▽
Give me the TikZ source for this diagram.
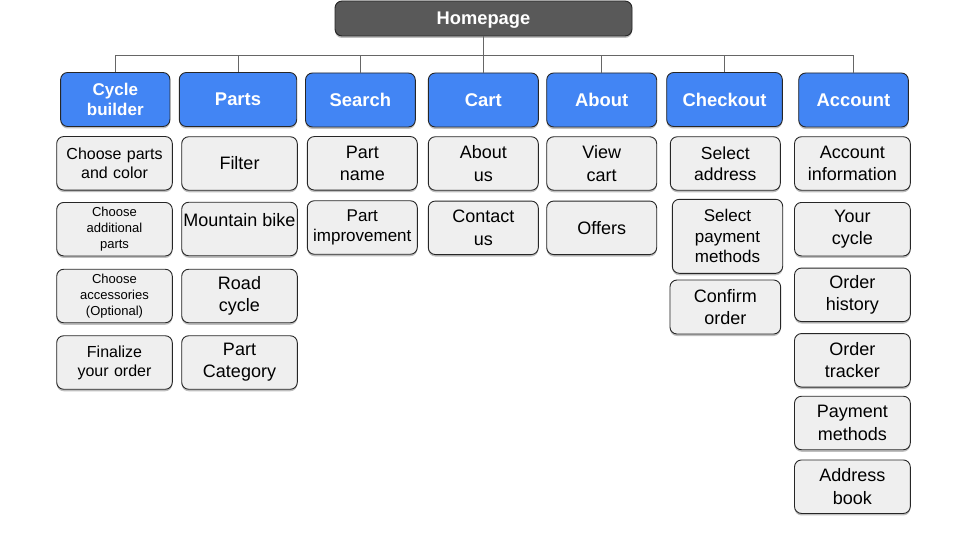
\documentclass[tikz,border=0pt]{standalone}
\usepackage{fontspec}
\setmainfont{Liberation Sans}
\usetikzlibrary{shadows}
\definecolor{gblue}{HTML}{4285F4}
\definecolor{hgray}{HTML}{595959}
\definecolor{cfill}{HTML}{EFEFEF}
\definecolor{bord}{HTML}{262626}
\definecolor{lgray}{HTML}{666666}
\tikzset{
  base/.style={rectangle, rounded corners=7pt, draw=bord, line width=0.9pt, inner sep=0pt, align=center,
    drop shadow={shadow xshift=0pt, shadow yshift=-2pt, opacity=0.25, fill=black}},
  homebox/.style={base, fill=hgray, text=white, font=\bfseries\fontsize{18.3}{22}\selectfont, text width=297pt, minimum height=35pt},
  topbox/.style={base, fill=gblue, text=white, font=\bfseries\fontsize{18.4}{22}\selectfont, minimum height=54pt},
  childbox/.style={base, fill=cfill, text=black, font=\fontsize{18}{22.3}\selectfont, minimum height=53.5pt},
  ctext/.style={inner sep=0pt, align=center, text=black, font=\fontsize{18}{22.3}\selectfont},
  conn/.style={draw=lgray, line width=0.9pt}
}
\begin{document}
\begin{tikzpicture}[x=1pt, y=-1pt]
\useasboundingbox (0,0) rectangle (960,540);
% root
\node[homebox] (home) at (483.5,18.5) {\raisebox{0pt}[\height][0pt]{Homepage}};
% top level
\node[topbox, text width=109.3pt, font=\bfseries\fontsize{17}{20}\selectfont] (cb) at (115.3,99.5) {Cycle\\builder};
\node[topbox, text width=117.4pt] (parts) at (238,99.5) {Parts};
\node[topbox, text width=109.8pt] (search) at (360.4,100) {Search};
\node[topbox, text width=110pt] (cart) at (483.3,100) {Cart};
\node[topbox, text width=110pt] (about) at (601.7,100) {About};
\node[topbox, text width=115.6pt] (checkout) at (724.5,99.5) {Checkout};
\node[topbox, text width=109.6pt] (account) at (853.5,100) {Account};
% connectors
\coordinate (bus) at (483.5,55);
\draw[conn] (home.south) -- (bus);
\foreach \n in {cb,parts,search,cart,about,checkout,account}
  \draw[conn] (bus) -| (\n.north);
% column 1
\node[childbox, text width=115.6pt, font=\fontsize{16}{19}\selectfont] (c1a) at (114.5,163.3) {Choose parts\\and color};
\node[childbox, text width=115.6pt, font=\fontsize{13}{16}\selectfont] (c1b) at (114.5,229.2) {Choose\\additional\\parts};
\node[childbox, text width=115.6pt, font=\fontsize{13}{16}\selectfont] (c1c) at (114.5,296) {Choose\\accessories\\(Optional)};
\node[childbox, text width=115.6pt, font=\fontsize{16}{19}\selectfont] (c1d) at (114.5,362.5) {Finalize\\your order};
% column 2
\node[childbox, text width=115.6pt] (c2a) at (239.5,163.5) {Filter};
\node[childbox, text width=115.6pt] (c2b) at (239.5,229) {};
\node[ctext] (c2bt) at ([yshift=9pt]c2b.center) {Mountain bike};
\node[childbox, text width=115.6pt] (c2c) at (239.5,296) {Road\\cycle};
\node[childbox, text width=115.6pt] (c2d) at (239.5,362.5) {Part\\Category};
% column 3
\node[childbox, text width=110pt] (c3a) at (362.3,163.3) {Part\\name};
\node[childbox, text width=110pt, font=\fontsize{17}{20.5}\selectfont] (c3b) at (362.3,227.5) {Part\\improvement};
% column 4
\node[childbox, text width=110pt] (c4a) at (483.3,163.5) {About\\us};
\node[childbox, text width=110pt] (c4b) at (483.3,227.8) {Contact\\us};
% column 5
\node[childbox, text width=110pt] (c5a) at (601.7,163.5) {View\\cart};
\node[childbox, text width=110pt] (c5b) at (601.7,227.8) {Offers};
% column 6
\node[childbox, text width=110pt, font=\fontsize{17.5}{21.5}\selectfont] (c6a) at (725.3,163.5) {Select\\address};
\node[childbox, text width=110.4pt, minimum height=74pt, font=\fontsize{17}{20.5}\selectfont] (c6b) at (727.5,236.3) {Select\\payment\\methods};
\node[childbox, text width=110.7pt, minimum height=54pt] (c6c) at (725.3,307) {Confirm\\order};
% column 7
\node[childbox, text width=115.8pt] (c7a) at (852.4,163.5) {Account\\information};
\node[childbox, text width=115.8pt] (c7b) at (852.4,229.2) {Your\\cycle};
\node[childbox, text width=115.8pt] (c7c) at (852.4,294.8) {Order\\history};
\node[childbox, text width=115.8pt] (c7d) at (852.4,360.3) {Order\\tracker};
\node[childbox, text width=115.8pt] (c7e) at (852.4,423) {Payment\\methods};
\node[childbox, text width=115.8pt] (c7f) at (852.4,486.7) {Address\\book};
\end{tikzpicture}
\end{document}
△
Without the pictures, write out the whole listing above exactly as it appears.

■ Completed exercise ■
Give me the TikZ source for this diagram.
\documentclass[tikz,border=0pt]{standalone}
\usepackage{fontspec}
\setmainfont{Liberation Sans}
\usetikzlibrary{shadows}
\definecolor{gblue}{HTML}{4285F4}
\definecolor{hgray}{HTML}{595959}
\definecolor{cfill}{HTML}{EFEFEF}
\definecolor{bord}{HTML}{262626}
\definecolor{lgray}{HTML}{666666}
\tikzset{
  base/.style={rectangle, rounded corners=7pt, draw=bord, line width=0.9pt, inner sep=0pt, align=center,
    drop shadow={shadow xshift=0pt, shadow yshift=-2pt, opacity=0.25, fill=black}},
  homebox/.style={base, fill=hgray, text=white, font=\bfseries\fontsize{18.3}{22}\selectfont, text width=297pt, minimum height=35pt},
  topbox/.style={base, fill=gblue, text=white, font=\bfseries\fontsize{18.4}{22}\selectfont, minimum height=54pt},
  childbox/.style={base, fill=cfill, text=black, font=\fontsize{18}{22.3}\selectfont, minimum height=53.5pt},
  ctext/.style={inner sep=0pt, align=center, text=black, font=\fontsize{18}{22.3}\selectfont},
  conn/.style={draw=lgray, line width=0.9pt}
}
\begin{document}
\begin{tikzpicture}[x=1pt, y=-1pt]
\useasboundingbox (0,0) rectangle (960,540);
% root
\node[homebox] (home) at (483.5,18.5) {\raisebox{0pt}[\height][0pt]{Homepage}};
% top level
\node[topbox, text width=109.3pt, font=\bfseries\fontsize{17}{20}\selectfont] (cb) at (115.3,99.5) {Cycle\\builder};
\node[topbox, text width=117.4pt] (parts) at (238,99.5) {Parts};
\node[topbox, text width=109.8pt] (search) at (360.4,100) {Search};
\node[topbox, text width=110pt] (cart) at (483.3,100) {Cart};
\node[topbox, text width=110pt] (about) at (601.7,100) {About};
\node[topbox, text width=115.6pt] (checkout) at (724.5,99.5) {Checkout};
\node[topbox, text width=109.6pt] (account) at (853.5,100) {Account};
% connectors
\coordinate (bus) at (483.5,55);
\draw[conn] (home.south) -- (bus);
\foreach \n in {cb,parts,search,cart,about,checkout,account}
  \draw[conn] (bus) -| (\n.north);
% column 1
\node[childbox, text width=115.6pt, font=\fontsize{16}{19}\selectfont] (c1a) at (114.5,163.3) {Choose parts\\and color};
\node[childbox, text width=115.6pt, font=\fontsize{13}{16}\selectfont] (c1b) at (114.5,229.2) {Choose\\additional\\parts};
\node[childbox, text width=115.6pt, font=\fontsize{13}{16}\selectfont] (c1c) at (114.5,296) {Choose\\accessories\\(Optional)};
\node[childbox, text width=115.6pt, font=\fontsize{16}{19}\selectfont] (c1d) at (114.5,362.5) {Finalize\\your order};
% column 2
\node[childbox, text width=115.6pt] (c2a) at (239.5,163.5) {Filter};
\node[childbox, text width=115.6pt] (c2b) at (239.5,229) {};
\node[ctext] (c2bt) at ([yshift=9pt]c2b.center) {Mountain bike};
\node[childbox, text width=115.6pt] (c2c) at (239.5,296) {Road\\cycle};
\node[childbox, text width=115.6pt] (c2d) at (239.5,362.5) {Part\\Category};
% column 3
\node[childbox, text width=110pt] (c3a) at (362.3,163.3) {Part\\name};
\node[childbox, text width=110pt, font=\fontsize{17}{20.5}\selectfont] (c3b) at (362.3,227.5) {Part\\improvement};
% column 4
\node[childbox, text width=110pt] (c4a) at (483.3,163.5) {About\\us};
\node[childbox, text width=110pt] (c4b) at (483.3,227.8) {Contact\\us};
% column 5
\node[childbox, text width=110pt] (c5a) at (601.7,163.5) {View\\cart};
\node[childbox, text width=110pt] (c5b) at (601.7,227.8) {Offers};
% column 6
\node[childbox, text width=110pt, font=\fontsize{17.5}{21.5}\selectfont] (c6a) at (725.3,163.5) {Select\\address};
\node[childbox, text width=110.4pt, minimum height=74pt, font=\fontsize{17}{20.5}\selectfont] (c6b) at (727.5,236.3) {Select\\payment\\methods};
\node[childbox, text width=110.7pt, minimum height=54pt] (c6c) at (725.3,307) {Confirm\\order};
% column 7
\node[childbox, text width=115.8pt] (c7a) at (852.4,163.5) {Account\\information};
\node[childbox, text width=115.8pt] (c7b) at (852.4,229.2) {Your\\cycle};
\node[childbox, text width=115.8pt] (c7c) at (852.4,294.8) {Order\\history};
\node[childbox, text width=115.8pt] (c7d) at (852.4,360.3) {Order\\tracker};
\node[childbox, text width=115.8pt] (c7e) at (852.4,423) {Payment\\methods};
\node[childbox, text width=115.8pt] (c7f) at (852.4,486.7) {Address\\book};
\end{tikzpicture}
\end{document}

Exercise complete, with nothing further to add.